April 16, 2012 - ESCONDIDO: Waldron wants city to require ID to vote
Source: North County Times
Title: ESCONDIDO: Waldron wants city to require ID to vote
Date: April 16, 2012
By David Garrick
Councilwoman Marie Waldron says she wants Escondido to become the first city in California to require photo identification to vote in city elections.
Waldron said she will ask her colleagues on Wednesday to add such a requirement to a city charter that Escondido plans to put on the ballot in November. She criticized California election law, which requires only that people sign their names to vote, and said her goal was preventing fraud.
Waldron said she also wants to add language to the charter requiring Escondido to balance its budget each year.
The American Civil Liberties Union criticized Waldron's voting proposal Monday.
"This would be the functional equivalent of a poll tax," said Lori Shellenberger, civic engagement attorney for the ACLU's San Diego chapter. "It would be saying that you can't vote in Escondido anymore if you can't afford a photo ID."
Shellenberger also suggested that Waldron was targeting Latinos, who make up 49 percent of Escondido's population.
"I think it's very suspicious in a city with a history of passing legislation hostile to immigrants," Shellenberger said.
Shellenberger was referring to a failed attempt in 2006 to prohibit landlords from renting to illegal immigrants; a day labor ordinance proposed in 2008 but never adopted; and an abandoned effort to restrict parking in inner-city neighborhoods where many Latino families share houses and apartments. Waldron supported all three initiatives.
Shellenberger said requiring photo ID would prevent more Latinos from voting than whites because more Latinos are poor, making it harder to afford a driver's license, which costs $31, or state identification card, which costs $26.
In addition, many Latinos take the bus instead of driving to save money, giving them less incentive to get a driver's license than wealthier whites, she said.
"It's a poverty issue," Shellenberger said.
Seniors would also be affected, because surveys show that 1 in 5 seniors lacks photo ID, she said.
Waldron said that she didn't want to prevent anyone from voting if he or she had a legal right, but that she was worried the state's voting policies weren't strict enough.
Eleven U.S. states require photo ID, and 20 others require voters to present some form of identification.
But California is among those states with no voter identification laws. The Assembly rejected two bills last year that would have required photo ID to vote.

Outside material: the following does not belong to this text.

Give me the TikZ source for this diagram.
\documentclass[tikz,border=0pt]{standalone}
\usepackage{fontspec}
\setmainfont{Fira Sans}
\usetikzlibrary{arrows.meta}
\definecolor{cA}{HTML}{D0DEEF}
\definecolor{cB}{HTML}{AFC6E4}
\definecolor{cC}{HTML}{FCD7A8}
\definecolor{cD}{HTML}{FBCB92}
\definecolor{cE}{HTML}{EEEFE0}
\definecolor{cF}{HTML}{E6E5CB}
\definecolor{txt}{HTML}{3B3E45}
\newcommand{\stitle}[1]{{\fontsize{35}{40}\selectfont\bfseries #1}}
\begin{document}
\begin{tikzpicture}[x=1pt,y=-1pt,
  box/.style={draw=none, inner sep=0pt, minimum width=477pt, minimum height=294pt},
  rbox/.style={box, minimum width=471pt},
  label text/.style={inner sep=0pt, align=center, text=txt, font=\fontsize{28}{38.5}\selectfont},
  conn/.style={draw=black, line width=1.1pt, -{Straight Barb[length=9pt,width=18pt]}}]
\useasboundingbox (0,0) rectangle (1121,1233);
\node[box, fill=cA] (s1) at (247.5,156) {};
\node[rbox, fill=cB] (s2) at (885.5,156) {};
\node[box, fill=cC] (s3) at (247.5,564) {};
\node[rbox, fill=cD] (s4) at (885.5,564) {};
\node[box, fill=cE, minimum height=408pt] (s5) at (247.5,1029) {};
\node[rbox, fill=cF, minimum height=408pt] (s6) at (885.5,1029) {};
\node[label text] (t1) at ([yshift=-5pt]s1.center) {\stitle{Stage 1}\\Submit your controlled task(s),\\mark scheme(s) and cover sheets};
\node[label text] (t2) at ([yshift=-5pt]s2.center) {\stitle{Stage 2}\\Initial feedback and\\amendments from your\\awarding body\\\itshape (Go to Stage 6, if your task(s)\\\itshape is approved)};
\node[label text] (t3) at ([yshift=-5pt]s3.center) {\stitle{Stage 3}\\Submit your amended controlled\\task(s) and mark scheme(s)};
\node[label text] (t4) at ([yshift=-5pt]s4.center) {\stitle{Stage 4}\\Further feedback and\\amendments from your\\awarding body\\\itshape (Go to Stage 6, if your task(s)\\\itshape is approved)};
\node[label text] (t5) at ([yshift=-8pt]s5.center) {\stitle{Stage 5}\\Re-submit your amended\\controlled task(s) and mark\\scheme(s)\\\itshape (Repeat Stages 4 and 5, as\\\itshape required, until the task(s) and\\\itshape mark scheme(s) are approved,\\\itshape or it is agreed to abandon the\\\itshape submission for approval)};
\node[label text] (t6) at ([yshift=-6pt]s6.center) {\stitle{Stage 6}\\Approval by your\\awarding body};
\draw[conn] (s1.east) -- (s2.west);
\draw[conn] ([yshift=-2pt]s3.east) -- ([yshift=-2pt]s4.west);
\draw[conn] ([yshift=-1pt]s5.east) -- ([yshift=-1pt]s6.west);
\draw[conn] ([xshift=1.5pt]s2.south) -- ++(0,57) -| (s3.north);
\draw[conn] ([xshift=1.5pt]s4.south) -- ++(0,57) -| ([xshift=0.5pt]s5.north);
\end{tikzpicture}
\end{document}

Waldron said she has heard about voting fraud where people from outside a city arrive on Election Day and vote as someone else.

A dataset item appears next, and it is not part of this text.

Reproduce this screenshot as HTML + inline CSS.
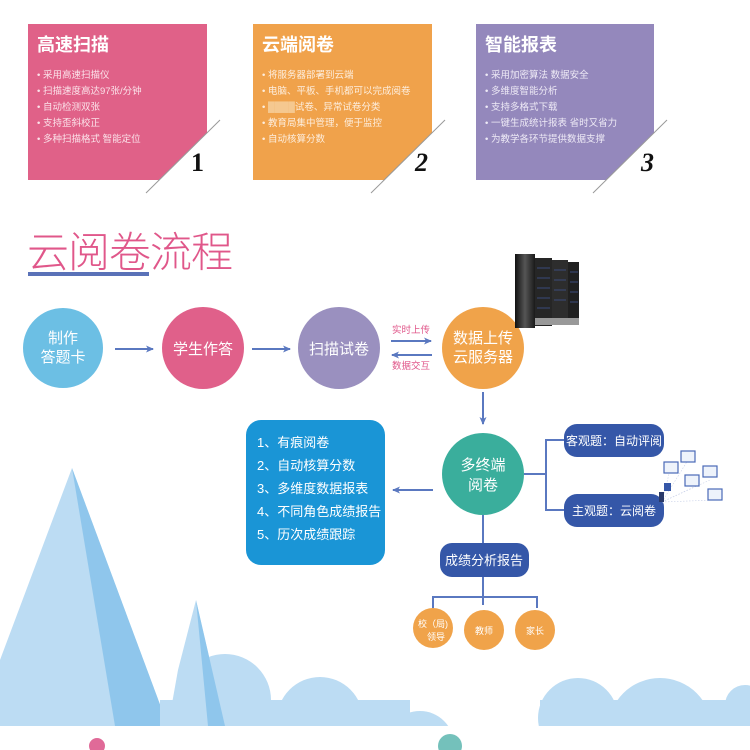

"We don't know if people are being bused in to vote," Waldron said. "You hear about places where people have to cast provisional ballots because someone already voted under their name earlier in the day."
Shellenberger and the county registrar of voters said there have been no documented cases of election fraud in the state, let alone the city.
But Waldron said even small cases of fraud were a problem.
"I'm not saying we have rampant fraud, but I don't want any fraud at all," she said.
Registrar Deborah Seiler said Monday that Waldron's proposal could create problems for her staff because they've been trained to require only signatures.
She said the change would work better if an election involved only Escondido voters, such as a local special election.
But requiring photo ID during an election that also involved offices outside Escondido, such as president or governor, wouldn't work "in a consolidated election," Seiler said. "It would only happen for their local elections."
City Attorney Jeff Epp said Monday that he hadn't explored Waldron's proposal thoroughly enough to know what legal or logistical hurdles it might face.
"We've only looked at it in a limited fashion," said Epp, adding that his staff would study the proposal more carefully if Waldron gets support from at least two colleagues on the five-member council during Wednesday's hearing.
Epp said he also was unsure how Waldron's proposed balanced-budget requirement would work. He said it would probably prohibit the council from adopting a balanced budget that relied on the use of reserves, and would require instead that council members adopt a budget in which expenses and revenues were equal.
Waldron said that's essentially what she had in mind, hailing the council for adopting a balanced budget for the first time in four years last summer.
"We've achieved this already, so there's no reason to go back," she said.
Escondido officials have spent more than a year discussing whether they should switch from being a "general law" city to a charter city, which would increase their power over whichever functions the charter addresses.
The initial charter they discussed last year focused on exempting the city from paying union wages, but those proposals have hit legal and legislative roadblocks. So Waldron said she decided recently to shift the focus of the charter to voter ID and balancing the city budget.